Chocolate gravy is a variety of gravy made with cocoa powder, sugar, butter and flour and is part of traditional Appalachian cuisine. It is most often served as a Sunday morning dish with fresh biscuits in the Ozark and Appalachian Mountain regions.

== History ==
The origins of chocolate gravy are unknown. The Oxford Encyclopedia of Food and Drink in America describes it as a traditional part of Melungeon cuisine. It theorizes that chocolate gravy might be connected to the use of chocolate in Mexican cuisine, having been transmitted through trade between Spanish Louisiana and the Tennessee Valley. Professor Fred Sauceman theorized that it might have developed more recently as Hershey's cocoa powder became popular in the United States.

== Description ==
Typical chocolate gravy recipes call for milk, sugar, cocoa powder, flour and a fat such as butter lard, or bacon grease. Milk is commonly used as the liquid in chocolate gravy, while some recipes use water.
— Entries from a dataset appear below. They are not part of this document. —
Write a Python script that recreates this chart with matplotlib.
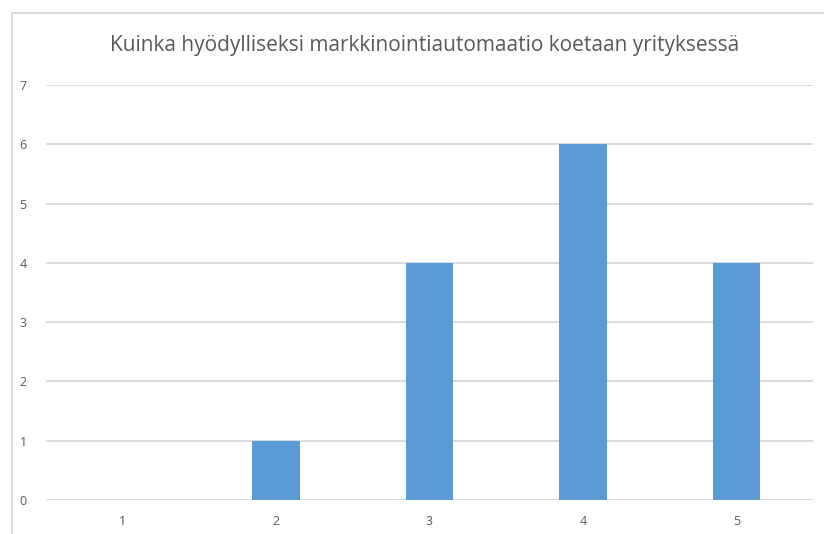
import matplotlib
matplotlib.use('Agg')
import matplotlib.pyplot as plt
from matplotlib.patches import Rectangle

categories = ['1', '2', '3', '4', '5']
values = [0, 1, 4, 6, 4]
title = 'Kuinka hyödylliseksi markkinointiautomaatio koetaan yrityksessä'

text_color = '#595959'
grid_color = '#D9D9D9'
bar_color = '#5B9BD5'

plt.rcParams['font.family'] = ['Open Sans', 'DejaVu Sans']

fig = plt.figure(figsize=(8.24, 5.34), dpi=100)
ax = fig.add_axes([46/824, 34/534, 767/824, 415/534])

x = range(len(categories))
ax.bar(x, values, width=0.31, color=bar_color, zorder=3)

ax.set_xlim(-0.5, len(categories) - 0.5)
ax.set_ylim(0, 7)
ax.set_yticks(range(0, 8))
ax.set_xticks(list(x))
ax.set_xticklabels(categories)
ax.yaxis.grid(True, color=grid_color, linewidth=1.3, zorder=0)
ax.tick_params(axis='both', length=0, labelsize=9, colors=text_color)
ax.tick_params(axis='y', pad=14)
ax.tick_params(axis='x', pad=11)
for s in ax.spines.values():
    s.set_visible(False)

fig.text(425/824, 1 - 45/534, title, ha='center', va='center',
         fontsize=15, color=text_color)

# outer chart frame (cut off at right and bottom)
fig.patches.append(Rectangle((12/824, -0.1), 1.1, 1 - 13/534 + 0.1,
                             transform=fig.transFigure, fill=False,
                             edgecolor=grid_color, linewidth=1.3))

fig.savefig('out.png', dpi=100)
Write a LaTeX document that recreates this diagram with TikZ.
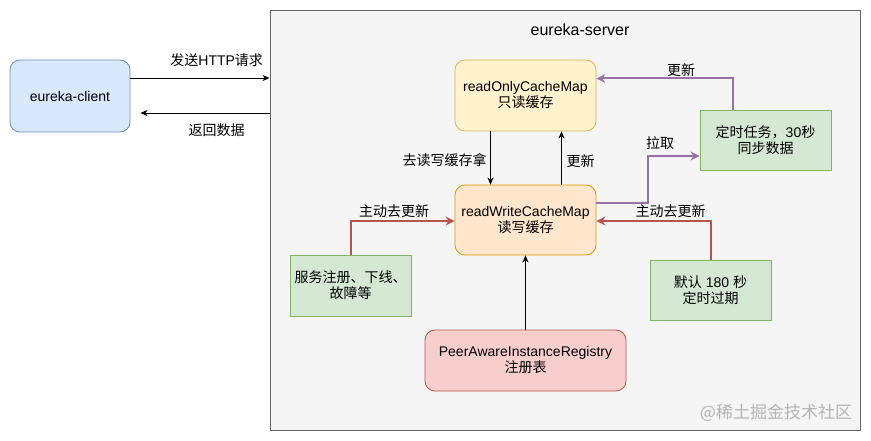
\documentclass[tikz,border=0pt]{standalone}
\usepackage{fontspec}
\setmainfont{Liberation Sans}
\newfontfamily\cjk{Noto Sans CJK SC}
\newcommand\zh[1]{{\cjk #1}}
\usetikzlibrary{arrows.meta}
\definecolor{srvfill}{HTML}{F5F5F5}
\definecolor{srvline}{HTML}{666666}
\definecolor{bluefill}{HTML}{DAE8FC}
\definecolor{blueline}{HTML}{6C8EBF}
\definecolor{yelfill}{HTML}{FFF2CC}
\definecolor{yelline}{HTML}{D6B656}
\definecolor{orgfill}{HTML}{FFE6CC}
\definecolor{orgline}{HTML}{D79B00}
\definecolor{grnfill}{HTML}{D5E8D4}
\definecolor{grnline}{HTML}{82B366}
\definecolor{redfill}{HTML}{F8CECC}
\definecolor{redline}{HTML}{B85450}
\definecolor{purline}{HTML}{9673A6}
\definecolor{wmark}{HTML}{B4B4B4}
\tikzset{
  base/.style={inner sep=0pt, align=center, font=\fontsize{14pt}{16pt}\selectfont},
  rbox/.style={base, draw, rounded corners=10pt, line width=0.8pt},
  sbox/.style={base, draw, line width=0.8pt},
  lbl/.style={inner sep=0pt, font=\fontsize{14pt}{16pt}\selectfont},
  blk/.style={-{Stealth[length=7pt,width=6pt,inset=2pt]}, line width=0.9pt},
  colarrow/.style={-{Stealth[length=9pt,width=9pt,inset=3pt]}, line width=2pt},
}
\begin{document}
\begin{tikzpicture}[x=1pt,y=-1pt]
\useasboundingbox (0,0) rectangle (871,441);
\node[sbox, fill=srvfill, draw=srvline, minimum width=590pt, minimum height=420pt] (server) at (565,220) {};
\node[lbl, font=\fontsize{16pt}{18pt}\selectfont] (title) at (580,30) {eureka-server};
\node[rbox, fill=bluefill, draw=blueline, minimum width=120pt, minimum height=72pt] (client) at (70,96) {eureka-client};
\node[rbox, fill=yelfill, draw=yelline, minimum width=141pt, minimum height=71pt] (ro) at (525.5,95.5) {readOnlyCacheMap\\\zh{只读缓存}};
\node[rbox, fill=orgfill, draw=orgline, minimum width=141pt, minimum height=70pt] (rw) at (525.5,220) {readWriteCacheMap\\\zh{读写缓存}};
\node[sbox, fill=grnfill, draw=grnline, minimum width=131pt, minimum height=60pt] (timer) at (765.5,140) {\zh{定时任务，}30\zh{秒}\\\zh{同步数据}};
\node[sbox, fill=grnfill, draw=grnline, minimum width=121pt, minimum height=61pt] (svc) at (350.5,285.5) {\zh{服务注册、下线、}\\\zh{故障等}};
\node[sbox, fill=grnfill, draw=grnline, minimum width=121pt, minimum height=60pt] (def) at (710.5,290) {\zh{默认} 180 \zh{秒}\\\zh{定时过期}};
\node[rbox, fill=redfill, draw=redline, minimum width=201pt, minimum height=61pt] (peer) at (525.5,360.5) {PeerAwareInstanceRegistry\\\zh{注册表}};
\node[lbl, text=wmark, font=\cjk\fontsize{17pt}{18pt}\selectfont] (wm) at (776,413) {@稀土掘金技术社区};

% client <-> server
\draw[blk] ([yshift=18pt]client.east) -- ([yshift=18pt]client.east -| server.west)
  node[lbl, pos=0.62, yshift=18pt] {\zh{发送}HTTP\zh{请求}};
\draw[blk] ([yshift=-17pt]client.east -| server.west) -- ([yshift=-17pt,xshift=10pt]client.east)
  node[lbl, pos=0.41, yshift=-17pt] {\zh{返回数据}};

% ro <-> rw
\draw[blk] ([xshift=-35pt]ro.south) -- ([xshift=-35pt]rw.north)
  node[lbl, pos=0.54, xshift=-46pt] {\zh{去读写缓存拿}};
\draw[blk] ([xshift=36pt]rw.north) -- ([xshift=36pt]ro.south)
  node[lbl, pos=0.44, xshift=19pt] {\zh{更新}};

% purple
\draw[colarrow, purline] ([xshift=-32.5pt]timer.north) |- ([yshift=17pt]ro.east)
  node[lbl, text=black, pos=0.69, yshift=8pt] {\zh{更新}};
\draw[colarrow, purline] ([yshift=17pt]rw.east) -- ++(52,0) |- ([yshift=-16pt]timer.west)
  node[lbl, text=black, pos=0.615, yshift=13pt] {\zh{拉取}};

% red
\draw[colarrow, redline] (svc.north) |- ([yshift=-1pt]rw.west)
  node[lbl, text=black, pos=0.71, yshift=10pt] {\zh{主动去更新}};
\draw[colarrow, redline] (def.north) |- ([yshift=-1pt]rw.east)
  node[lbl, text=black, pos=0.675, yshift=10pt] {\zh{主动去更新}};

% peer -> rw
\draw[blk] (peer.north) -- (rw.south);
\end{tikzpicture}
\end{document}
Some recipes devised in eastern Oklahoma use more sugar, and butter is added after the gravy is complete, making it similar to warm chocolate pudding served over biscuits. In a traditional gravy, a roux is made with fat and flour before the milk is added; in chocolate gravy all the dry ingredients are mixed first, milk slowly incorporated, then stirred continuously until cooked. When a thick and rich consistency is achieved, the butter and vanilla are added. Other ingredients, such as crumbled bacon, are usually added afterward near the end of preparation.